Wednesday 2 September 2015

NOTE: SAS "Inside" of Hadoop

We previously looked at SAS Grid Manager for Hadoop, which brings workload management, accelerated processing, and scheduling to a Hadoop environment. This was introduced with the m3 maintenance release of SAS v9.4. M3 also introduced support for using an Oozie scheduling server.

If you're keen to get additional SAS services running on your Hadoop cluster, potentially reducing "data miles", you'll be pleased to know that SAS has an experimental feature in v2.7 of the LASR Analytic Server that allows us to experimentally manage resources with YARN. I need to stress "experimental" - this is not ready for our production systems quite yet, unless reliability & availability are not our top priorities.

If the experimental status doesn't put you off then you can find more details at the back of the LASR Analytic Server 2.7: Reference Guide.

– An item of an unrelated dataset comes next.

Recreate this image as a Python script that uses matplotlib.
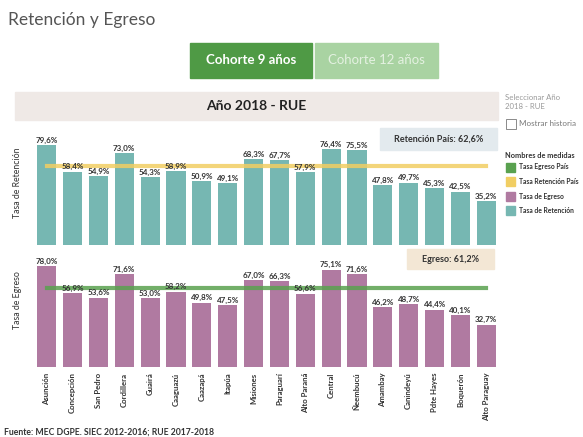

YARN (Yet Another Resource Negotiator) is part of the base framework of version 2 of Apache Hadoop. It's a resource manager and it takes care of the Hadoop cluster's compute resources. YARN can manage and share resources between various applications. Configuring LASR to participate in YARN's resource sharing allows YARN to have a complete picture of activities on the cluster.

The use of YARN with LASR is part of the increasing integration between SAS and Hadoop. I look forward to seeing it move to "general availability" status.